Shareholder Proposals
Item 5
Adopt an enduring policy requiring the roles of Board Chair and CEO be held by separate persons and that the Chair be an independent director.
The proposal requests that the Board adopt a formal policy requiring the offices of Board Chair and Chief Executive Officer to be held by separate individuals, with the Board Chair to be an independent director and a Lead Director not to substitute for an independent Chair. It would permit an interim non-independent Chair for a short period while the Board seeks an independent Chair and could be phased in at contract renewal or next CEO transition. The supporting statement argues that an independent Chair provides impartial oversight, stronger accountability and mitigation of conflicts of interest, and notes a number of legal, clinical and commercial events the proponent cites as rationale for enhanced independent leadership. The request asks the Board to amend governing documents as necessary to implement the policy.
Item 6
Commission a report assessing how extending patent exclusivities could delay biosimilars and novel therapeutics and thereby hinder patient access.

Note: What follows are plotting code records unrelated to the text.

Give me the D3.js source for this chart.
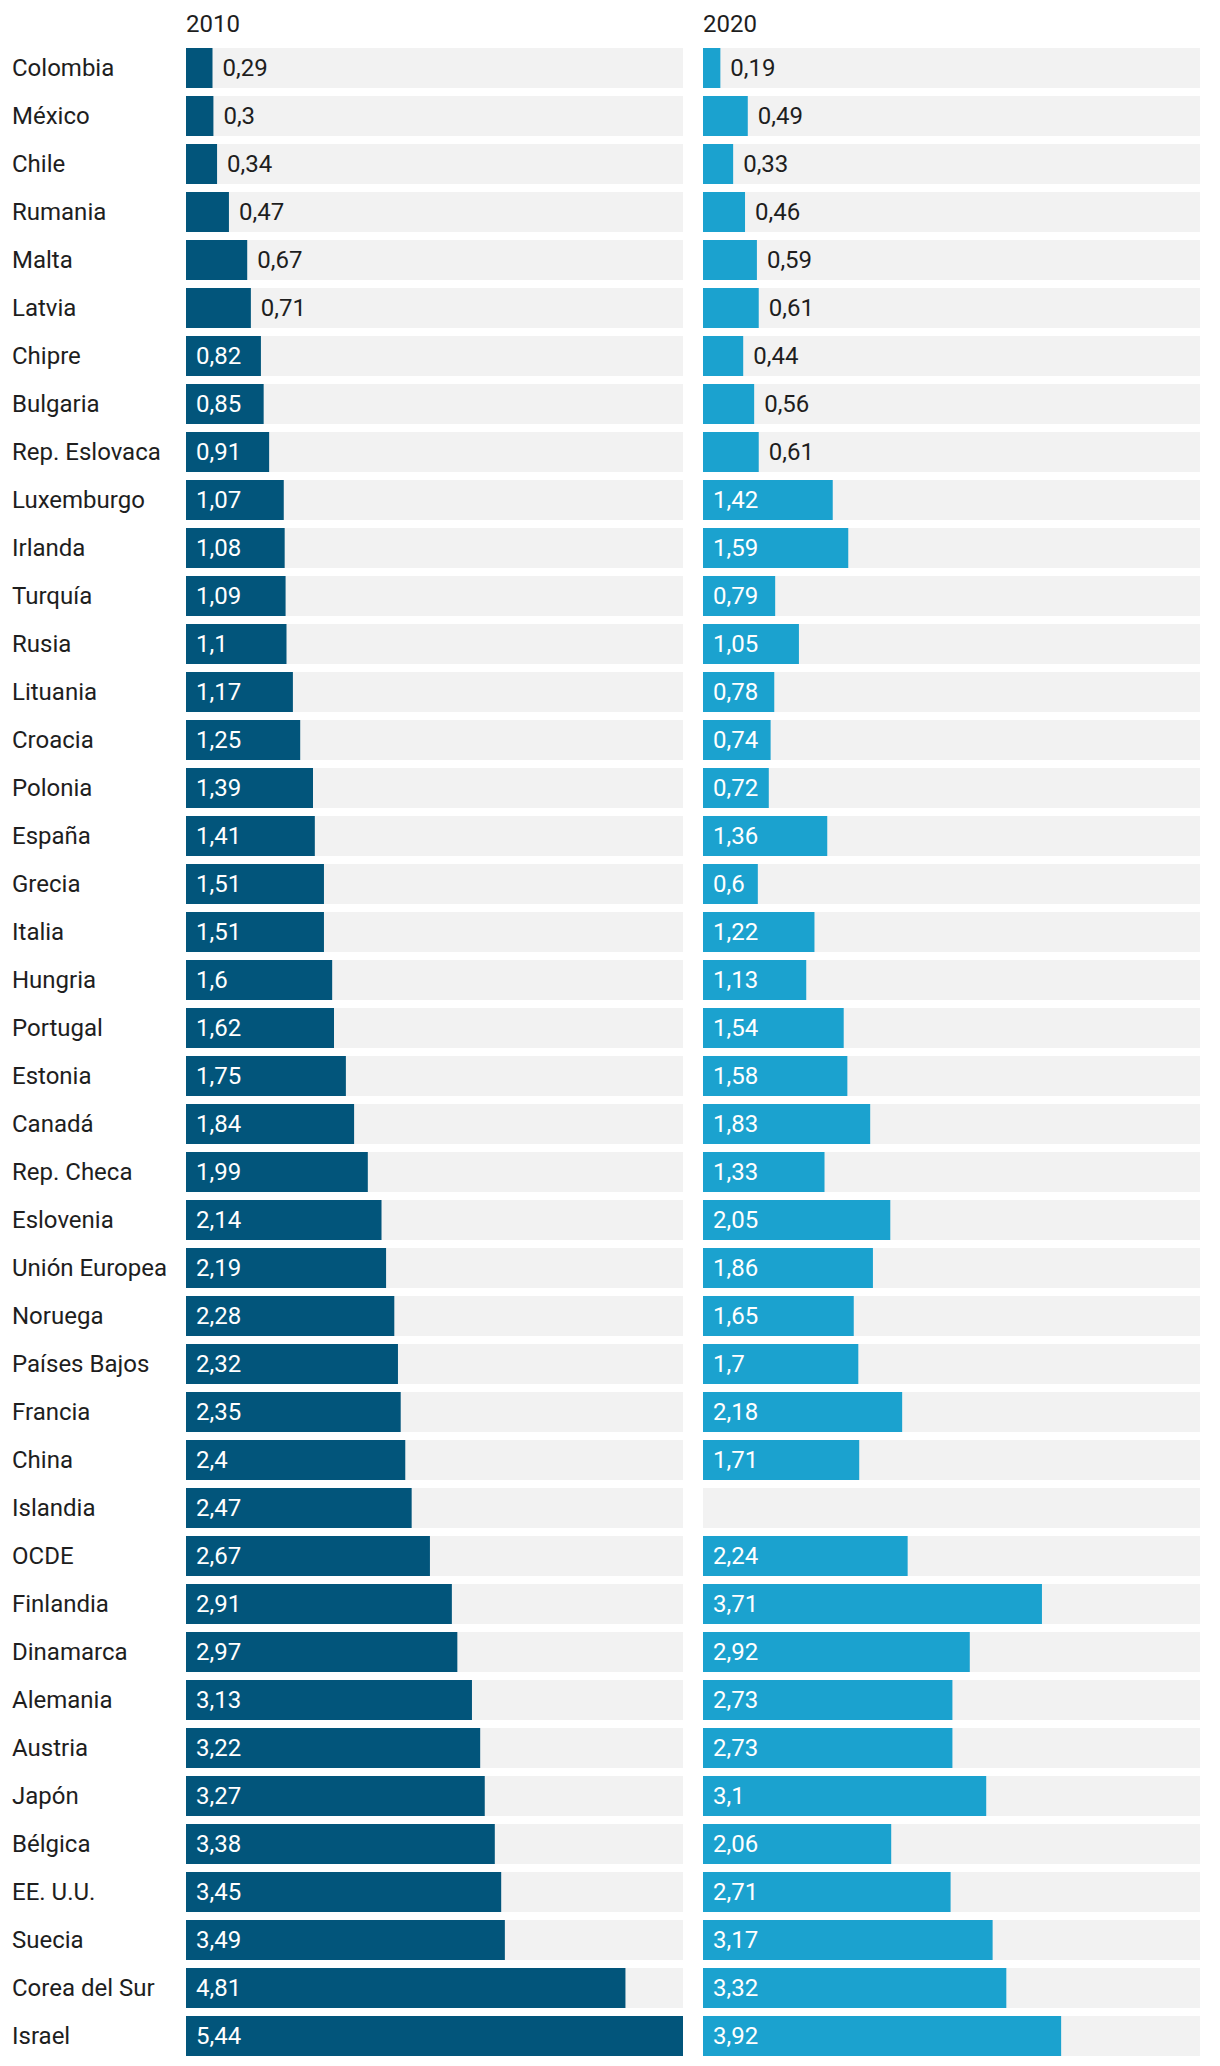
<!DOCTYPE html>
<html><head><meta charset="utf-8">
<script src="https://cdn.jsdelivr.net/npm/d3@7"></script>
<style>
html,body{margin:0;padding:0;background:#fff;}
svg text{font-family:Roboto,"Noto Sans",sans-serif;}
</style></head>
<body>
<svg id="chart" width="1220" height="2066"></svg>
<script>
const countries = ["Colombia","México","Chile","Rumania","Malta","Latvia","Chipre","Bulgaria","Rep. Eslovaca","Luxemburgo","Irlanda","Turquía","Rusia","Lituania","Croacia","Polonia","España","Grecia","Italia","Hungria","Portugal","Estonia","Canadá","Rep. Checa","Eslovenia","Unión Europea","Noruega","Países Bajos","Francia","China","Islandia","OCDE","Finlandia","Dinamarca","Alemania","Austria","Japón","Bélgica","EE. U.U.","Suecia","Corea del Sur","Israel"];
const values2010 = [0.29,0.3,0.34,0.47,0.67,0.71,0.82,0.85,0.91,1.07,1.08,1.09,1.1,1.17,1.25,1.39,1.41,1.51,1.51,1.6,1.62,1.75,1.84,1.99,2.14,2.19,2.28,2.32,2.35,2.4,2.47,2.67,2.91,2.97,3.13,3.22,3.27,3.38,3.45,3.49,4.81,5.44];
const values2020 = [0.19,0.49,0.33,0.46,0.59,0.61,0.44,0.56,0.61,1.42,1.59,0.79,1.05,0.78,0.74,0.72,1.36,0.6,1.22,1.13,1.54,1.58,1.83,1.33,2.05,1.86,1.65,1.7,2.18,1.71,null,2.24,3.71,2.92,2.73,2.73,3.1,2.06,2.71,3.17,3.32,3.92];
const seriesNames = ["2010","2020"];
const seriesColors = ["#02557b","#1ba2cf"];

const svg = d3.select("#chart");
const fontSize = 24;
const y = d3.scaleBand().domain(countries).range([48, 48 + 48*countries.length - 8]).paddingInner(8/48).paddingOuter(0);
const barH = y.bandwidth();
const panels = [{x0:186, x1:683},{x0:703, x1:1200}];
const fmt = v => String(v).replace(".", ",");

svg.selectAll("text.country").data(countries).join("text")
  .attr("class","country")
  .attr("x", 12)
  .attr("y", d => y(d) + barH/2)
  .attr("dy","0.35em")
  .attr("font-size", fontSize)
  .attr("fill","#1e1e1e")
  .text(d => d);

[values2010, values2020].forEach((vals, i) => {
  const p = panels[i];
  const x = d3.scaleLinear().domain([0, 5.44]).range([p.x0, p.x1]);
  const g = svg.append("g");
  const data = countries.map((c, j) => ({c, v: vals[j]}));
  g.append("text").attr("x", p.x0).attr("y", 32).attr("font-size", fontSize).attr("fill","#1e1e1e").text(seriesNames[i]);
  g.selectAll("rect.bg").data(data).join("rect").attr("class","bg")
    .attr("x", p.x0).attr("width", p.x1 - p.x0)
    .attr("y", d => y(d.c)).attr("height", barH).attr("fill","#f2f2f2");
  const dd = data.filter(d => d.v != null);
  g.selectAll("rect.bar").data(dd).join("rect").attr("class","bar")
    .attr("x", p.x0).attr("width", d => x(d.v) - p.x0)
    .attr("y", d => y(d.c)).attr("height", barH).attr("fill", seriesColors[i]);
  g.selectAll("text.val").data(dd).join("text").attr("class","val")
    .attr("y", d => y(d.c) + barH/2).attr("dy","0.35em")
    .attr("font-size", fontSize)
    .text(d => fmt(d.v))
    .each(function(d){
      const w = this.getComputedTextLength();
      const bw = x(d.v) - p.x0;
      const inside = bw > w + 20.4;
      d3.select(this).attr("x", inside ? p.x0 + 10 : x(d.v) + 10).attr("fill", inside ? "#fff" : "#1e1e1e");
    });
});
</script>
</body></html>
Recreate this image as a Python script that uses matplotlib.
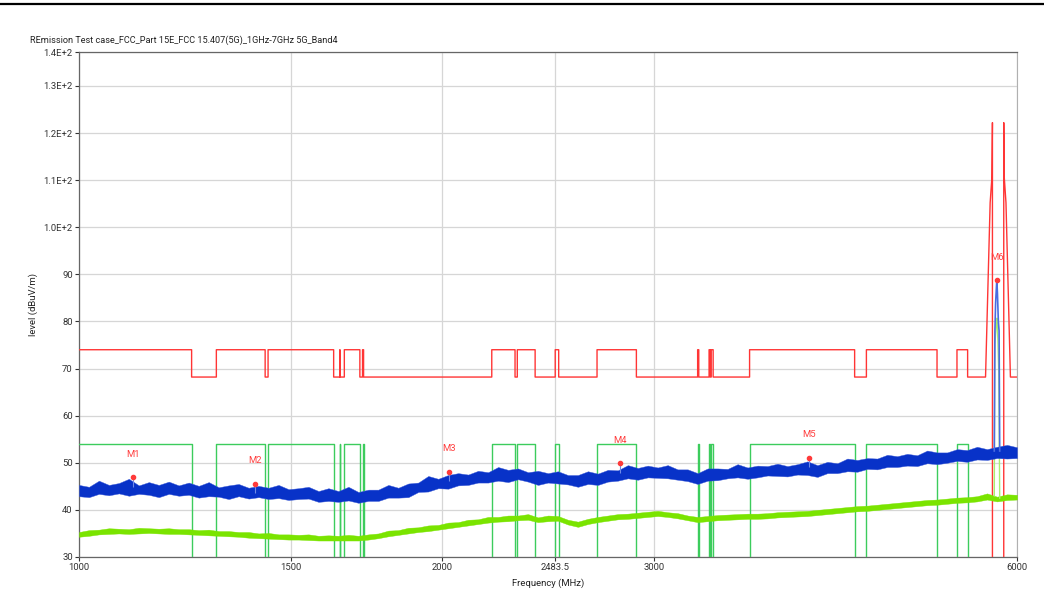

This proposal requests a report, at reasonable cost and excluding confidential information, that evaluates risks that extending patent exclusivities on current treatments could delay release of biosimilars and new therapeutics and thereby impede patient access to more effective or affordable medicines. The requested analysis would consider potential legal, reputational and innovation risks associated with exclusivity-extension strategies and their effect on timing of successor products. The supporting statement cites historical examples and litigation concerns related to HIV medicines as illustrative of the kinds of issues the report should evaluate. The report is intended to help assess whether patent-extension practices create trade-offs between short-term revenues and broader access or innovation objectives.
Item 7
Commission and publish a report evaluating risks to shareholder value, reputation and legal compliance from incorporating ESG and DEI metrics into executive compensation.
The proposal asks the Board to commission and publish a report, at reasonable cost and omitting proprietary information, that evaluates the risks to shareholder value, corporate reputation and legal compliance associated with incorporating ESG and DEI metrics into executive compensation plans. The requested review would assess litigation exposure, regulatory uncertainty and reputational impacts arising from subjective or activist criteria used in ESG/DEI-linked pay. The supporting statement cites academic and governance commentary questioning whether such metrics create a 'dual mandate' and whether they are specified sufficiently to demonstrate a positive effect on business performance. The report is intended to provide transparency about how ESG and DEI metrics in pay plans affect fiduciary responsibilities and company risk.